Last week we spent the morning in Grasse, a town I hadn’t visited for years. Of course it’s perfume-central with lots of parfumeries offering free tours and shops with tempting arrays of bottles, sprays, soaps and creams. Plus there’s the Musée International de la Parfumerie which takes visitors through centuries of perfume-making. But I was on the trail of Fragonard, the 18th century-painter who was born in the town – I wanted to visit his house.
And it was a disappointment! Firstly Villa-Musée Fragonard was advertised as being open 10-19:00 but when I got there, there was a paper pinned up saying it wouldn’t open until 13:00. When I finally got in, only the top floor was open, not the downstairs salon, and it was just a couple of rooms, heavily shuttered. Peering through the gloom, I saw just a handful of small drawings and paintings, plus some by his son. The painter was born in Grasse but spent most of his life in Paris. It turned out that he just stayed in this house briefly during the Revolution, during which time he and his son decorated the staircase.

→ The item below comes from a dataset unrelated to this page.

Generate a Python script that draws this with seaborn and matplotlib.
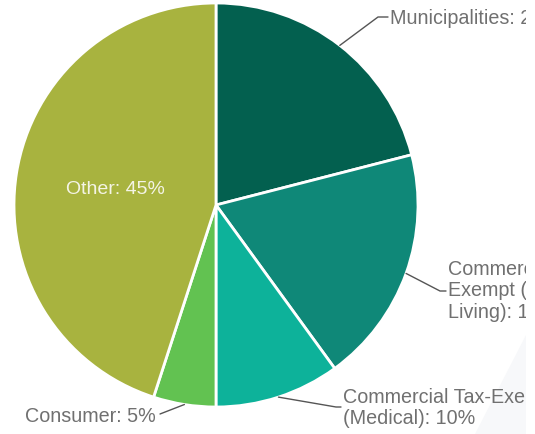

I was much happier with the Musée d’Art et d’Histoire de Provence and spent a fascinating hour exploring its contents. It is housed in the elegant mansion of the Marquis de Cabris, whose wife was Louise, sister of our own Comte de Mirabeau. They actually parted company and the house was virtually abandoned but a president’s son, Francois Carnot, bought it to recreate the life and times of an 18th century aristocratic home. On the ground floor, there are
Ingenious wooden contraption for keeping an 18th century baby out of harm
the salon and bedrooms of an imaginary marquis and marquise, with some typically Provencal furnishings.
Downstairs there is the original kitchen with a gleaming range and stores full of olive oil jars. Lots of displays of china and children’s toys.
Then on the first floor, there are rooms of Provencal art – one with paintings by Granet, and another with artists who worked in the region like Dufy, Seyssaud and Charles Camoin.